• _EXERCISE PROMPT_
Leaving the pictures out, print the lines from the first line of the listing through the line containing "import * as", exactly as they read, and no others.

• _DATA EXTRACT_
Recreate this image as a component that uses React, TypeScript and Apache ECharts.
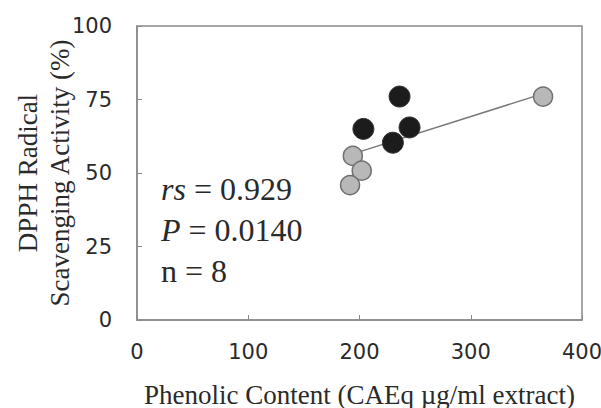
import React, { useEffect, useRef } from "react";
import * as echarts from "echarts";

// Data
const grayX = [365, 194, 202, 191.5];
const grayY = [76, 55.8, 50.8, 45.9];
const blackX = [236, 203.5, 245, 230];
const blackY = [76, 65, 65.5, 60.3];
const trendX = [194, 365];
const trendY = [56.5, 77];

const xTicks = [0, 100, 200, 300, 400];
const yTicks = [0, 25, 50, 75, 100];

const xName = "Phenolic Content (CAEq µg/ml extract)";
const yName = "DPPH Radical\nScavenging Activity (%)";
const statLines = [
  { label: "rs", italic: true, value: "0.929" },
  { label: "P", italic: true, value: "0.0140" },
  { label: "n", italic: false, value: "8" },
];

const serif = "'Liberation Serif', 'Times New Roman', serif";
const sans = "'DejaVu Sans', sans-serif";

export default function App() {
  const ref = useRef<HTMLDivElement>(null);
  useEffect(() => {
    if (!ref.current) return;
    const chart = echarts.init(ref.current, undefined, { renderer: "svg" });
    const pair = (xs: number[], ys: number[]) => xs.map((x, i) => [x, ys[i]]);
    chart.setOption({
      animation: false,
      backgroundColor: "#ffffff",
      grid: {
        left: 137,
        top: 26,
        right: 19,
        bottom: 88,
        containLabel: false,
        outerBoundsMode: "none",
        show: true,
        borderColor: "#8a8a8a",
        borderWidth: 1.5,
      },
      xAxis: {
        type: "value",
        min: xTicks[0],
        max: xTicks[xTicks.length - 1],
        interval: 100,
        name: xName,
        nameLocation: "middle",
        nameMoveOverlap: false,
        nameGap: 61,
        nameTextStyle: { fontFamily: serif, fontSize: 27, color: "#2a2a2a" },
        axisLine: { show: true, lineStyle: { color: "#8a8a8a", width: 1.5 } },
        axisTick: { show: true, inside: true, length: 5, lineStyle: { color: "#8a8a8a" } },
        axisLabel: { fontFamily: sans, fontSize: 21, color: "#2a2a2a", margin: 21 },
        splitLine: { show: false },
      },
      yAxis: {
        type: "value",
        min: yTicks[0],
        max: yTicks[yTicks.length - 1],
        interval: 25,
        name: yName,
        nameLocation: "middle",
        nameRotate: 90,
        nameMoveOverlap: false,
        nameGap: 61,
        nameTextStyle: { fontFamily: serif, fontSize: 27, lineHeight: 32, color: "#2a2a2a" },
        axisLine: { show: true, lineStyle: { color: "#8a8a8a", width: 1.5 } },
        axisTick: { show: true, inside: true, length: 5, lineStyle: { color: "#8a8a8a" } },
        axisLabel: { fontFamily: sans, fontSize: 21, color: "#2a2a2a", margin: 25 },
        splitLine: { show: false },
      },
      graphic: statLines.map((s, i) => ({
        type: "text",
        left: 161,
        top: 173 + i * 41,
        style: {
          text: `{${s.italic ? "it" : "rm"}|${s.label}}{rm| = ${s.value}}`,
          rich: {
            it: { fontFamily: serif, fontSize: 32, fontStyle: "italic", fill: "#2a2a2a" },
            rm: { fontFamily: serif, fontSize: 32, fill: "#2a2a2a" },
          },
        },
      })),
      series: [
        {
          type: "line",
          data: pair(trendX, trendY),
          symbol: "none",
          lineStyle: { color: "#7a7a7a", width: 1.5 },
          z: 1,
        },
        {
          type: "scatter",
          data: pair(grayX, grayY),
          symbolSize: 19,
          itemStyle: { color: "#b8b8b8", borderColor: "#707070", borderWidth: 1.5, opacity: 1 },
          z: 2,
        },
        {
          type: "scatter",
          data: pair(blackX, blackY),
          symbolSize: 21,
          itemStyle: { color: "#1c1c1c", borderColor: "#333", borderWidth: 1, opacity: 1 },
          z: 3,
        },
      ],
    });
    return () => chart.dispose();
  }, []);
  return <div ref={ref} style={{ width: 601, height: 408, position: "absolute", left: 0, top: 0 }} />;
}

• _FINISHED TASK_
Recreate this image as a component that uses React, TypeScript and Apache ECharts.
import React, { useEffect, useRef } from "react";
import * as echarts from "echarts";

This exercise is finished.